Gather every line of the entries that includes the word "this".
# # # # #
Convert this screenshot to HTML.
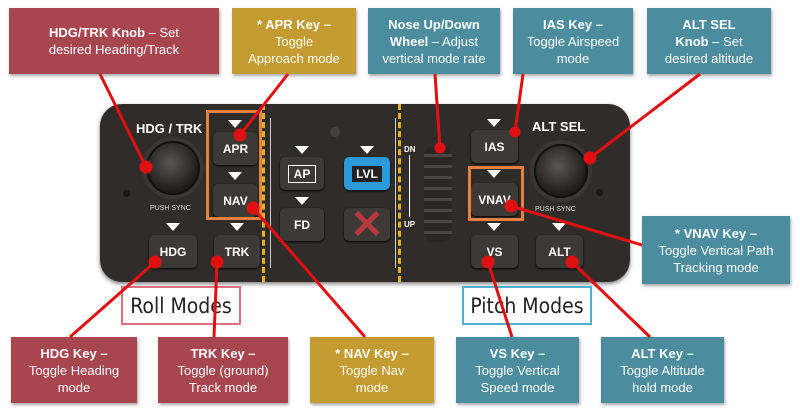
<!DOCTYPE html>
<html><head><style>
body{margin:0;width:800px;height:408px;background:#fff;position:relative;overflow:hidden;font-family:"Liberation Sans",sans-serif}
.b{position:absolute;color:#fff;font-size:13px;line-height:17px;text-align:center;display:flex;align-items:center;justify-content:center;box-shadow:1px 2px 3px rgba(0,0,0,.35)}
.r{background:#a8464f}.g{background:#c49b30}.t{background:#4b8d9e}
.b b{font-weight:bold}
.panel{position:absolute;left:100px;top:104px;width:530px;height:178px;background:#302c2a;border-radius:22px;box-shadow:0 2px 4px rgba(0,0,0,.5)}
.k{position:absolute;background:#3d3937;border-radius:5px;color:#fff;font-size:12px;font-weight:bold;display:flex;align-items:center;justify-content:center;box-shadow:0 1px 2px #000}
.tri{position:absolute;width:0;height:0;border-left:7px solid transparent;border-right:7px solid transparent;border-top:8px solid #fff}
.lbl{position:absolute;color:#fff;font-weight:bold;font-size:13px}
.ps{position:absolute;color:#ddd;font-size:7px}
.knob{position:absolute;border-radius:50%;background:radial-gradient(circle at 45% 40%,#5a5654,#1e1c1b 70%);border:2px solid #111;box-shadow:0 0 0 4px #3a3634}
.mode{position:absolute;font-family:"DejaVu Sans Condensed","Liberation Sans",sans-serif;font-size:21px;color:#222;display:flex;align-items:center;justify-content:center;background:#fff}
</style></head><body>
<div class="b r" style="left:9px;top:8px;width:210px;height:66px"><div><b>HDG/TRK Knob</b> – Set<br>desired Heading/Track</div></div>
<div class="b g" style="left:232px;top:8px;width:124px;height:66px"><div><b>* APR Key –</b><br>Toggle<br>Approach mode</div></div>
<div class="b t" style="left:368px;top:8px;width:132px;height:66px"><div><b>Nose Up/Down<br>Wheel</b> – Adjust<br>vertical mode rate</div></div>
<div class="b t" style="left:513px;top:8px;width:120px;height:66px"><div><b>IAS Key –</b><br>Toggle Airspeed<br>mode</div></div>
<div class="b t" style="left:647px;top:8px;width:124px;height:66px"><div><b>ALT SEL<br>Knob</b> – Set<br>desired altitude</div></div>
<div class="b t" style="left:642px;top:216px;width:148px;height:68px"><div><b>* VNAV Key –</b><br>Toggle Vertical Path<br>Tracking mode</div></div>
<div class="b r" style="left:11px;top:337px;width:126px;height:66px"><div><b>HDG Key –</b><br>Toggle Heading<br>mode</div></div>
<div class="b r" style="left:158px;top:337px;width:130px;height:66px"><div><b>TRK Key –</b><br>Toggle (ground)<br>Track mode</div></div>
<div class="b g" style="left:310px;top:337px;width:124px;height:66px"><div><b>* NAV Key –</b><br>Toggle Nav<br>mode</div></div>
<div class="b t" style="left:456px;top:337px;width:123px;height:66px"><div><b>VS Key –</b><br>Toggle Vertical<br>Speed mode</div></div>
<div class="b t" style="left:601px;top:337px;width:123px;height:66px"><div><b>ALT Key –</b><br>Toggle Altitude<br>hold mode</div></div>

<div class="panel"></div>
<div class="lbl" style="left:136px;top:121px">HDG / TRK</div>
<div class="lbl" style="left:532px;top:119px">ALT SEL</div>
<div class="knob" style="left:146px;top:141px;width:50px;height:50px"></div>
<div class="knob" style="left:534px;top:144px;width:50px;height:50px"></div>
<div class="ps" style="left:150px;top:205px">PUSH SYNC</div>
<div class="ps" style="left:535px;top:206px">PUSH SYNC</div>
<div style="position:absolute;left:123px;top:190px;width:7px;height:7px;border-radius:50%;background:#1a1817"></div>
<div style="position:absolute;left:596px;top:189px;width:7px;height:7px;border-radius:50%;background:#1a1817"></div>
<div style="position:absolute;left:330px;top:127px;width:10px;height:10px;border-radius:50%;background:#454140"></div>
<div style="position:absolute;left:262px;top:104px;height:178px;border-left:3px dashed #e8b020"></div>
<div style="position:absolute;left:270px;top:118px;height:150px;border-left:1px solid #ccc"></div>
<div style="position:absolute;left:398px;top:104px;height:178px;border-left:3px dashed #e8b020"></div>
<div style="position:absolute;left:395px;top:118px;height:150px;border-left:1px solid #ccc"></div>
<div style="position:absolute;left:404px;top:145px;color:#fff;font-size:8px;font-weight:bold;line-height:10px">DN<br><span style="display:inline-block;height:62px;border-left:1px solid #fff;margin-left:5px"></span><br>UP</div>
<div style="position:absolute;left:424px;top:146px;width:28px;height:96px;border-radius:10px;background:repeating-linear-gradient(#2a2726 0 8px,#4a4644 8px 11px)"></div>
<div class="tri" style="left:228px;top:120px"></div><div class="k" style="left:213px;top:132px;width:45px;height:33px">APR</div>
<div class="tri" style="left:228px;top:172px"></div><div class="k" style="left:213px;top:184px;width:45px;height:33px">NAV</div>
<div style="position:absolute;left:206px;top:110px;width:50px;height:104px;border:3px solid #e88040"></div>
<div class="tri" style="left:166px;top:223px"></div><div class="k" style="left:149px;top:235px;width:48px;height:33px">HDG</div>
<div class="tri" style="left:230px;top:223px"></div><div class="k" style="left:214px;top:235px;width:46px;height:33px">TRK</div>
<div class="tri" style="left:295px;top:146px"></div><div class="k" style="left:280px;top:157px;width:44px;height:33px"><span style="border:1.5px solid #fff;padding:1px 5px">AP</span></div>
<div class="tri" style="left:295px;top:197px"></div><div class="k" style="left:280px;top:208px;width:44px;height:33px">FD</div>
<div class="tri" style="left:360px;top:146px"></div><div class="k" style="left:344px;top:157px;width:46px;height:33px;background:#2a9ad8"><span style="background:#222;padding:1px 4px">LVL</span></div>
<div class="k" style="left:344px;top:208px;width:46px;height:33px;color:#b83a40;font-size:40px;font-weight:bold">✕</div>
<div class="tri" style="left:487px;top:119px"></div><div class="k" style="left:471px;top:130px;width:47px;height:33px">IAS</div>
<div class="tri" style="left:487px;top:170px"></div><div class="k" style="left:471px;top:183px;width:47px;height:33px">VNAV</div>
<div style="position:absolute;left:468px;top:166px;width:50px;height:49px;border:3px solid #e88040"></div>
<div class="tri" style="left:487px;top:223px"></div><div class="k" style="left:471px;top:235px;width:47px;height:33px">VS</div>
<div class="tri" style="left:552px;top:223px"></div><div class="k" style="left:536px;top:235px;width:47px;height:33px">ALT</div>

<div class="mode" style="left:121px;top:286px;width:116px;height:35px;border:2px solid #e07080">Roll Modes</div>
<div class="mode" style="left:462px;top:286px;width:126px;height:35px;border:2px solid #50b0d0">Pitch Modes</div>

<svg width="800" height="408" style="position:absolute;left:0;top:0" stroke="#e01010" stroke-width="3" fill="#e01010">
<line x1="100" y1="74" x2="146" y2="167"/><circle cx="146" cy="167" r="5"/>
<line x1="288" y1="74" x2="240" y2="135"/><circle cx="240" cy="135" r="5"/>
<line x1="435" y1="74" x2="440" y2="148"/><circle cx="440" cy="148" r="4"/>
<line x1="523" y1="74" x2="515" y2="132"/><circle cx="515" cy="132" r="4"/>
<line x1="700" y1="74" x2="590" y2="158"/><circle cx="590" cy="158" r="5"/>
<line x1="642" y1="245" x2="511" y2="206"/><circle cx="511" cy="206" r="5"/>
<line x1="70" y1="337" x2="155" y2="262"/><circle cx="155" cy="262" r="5"/>
<line x1="214" y1="337" x2="217" y2="262"/><circle cx="217" cy="262" r="5"/>
<line x1="365" y1="337" x2="253" y2="208"/><circle cx="253" cy="208" r="5"/>
<line x1="512" y1="337" x2="488" y2="262"/><circle cx="488" cy="262" r="5"/>
<line x1="650" y1="337" x2="572" y2="262"/><circle cx="572" cy="262" r="5"/>
</svg>
</body></html>
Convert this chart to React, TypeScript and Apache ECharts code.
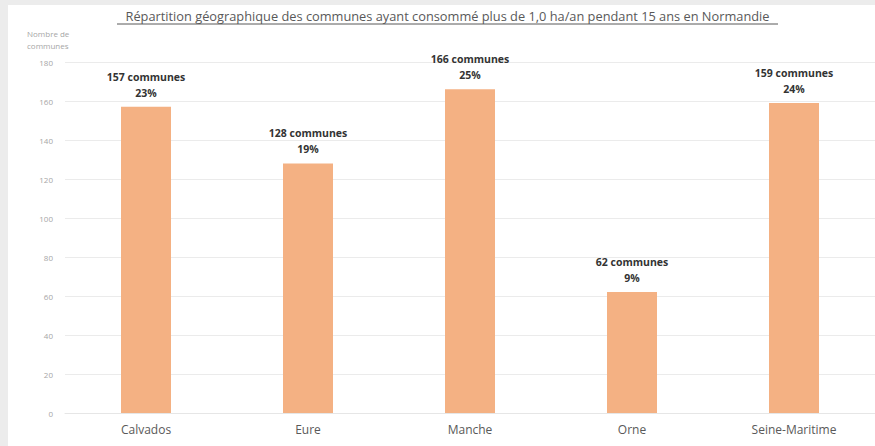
# # # # #
● **EXERCISE SOLUTION**
Convert this screenshot to HTML.
Convert this chart to React, TypeScript and Apache ECharts code.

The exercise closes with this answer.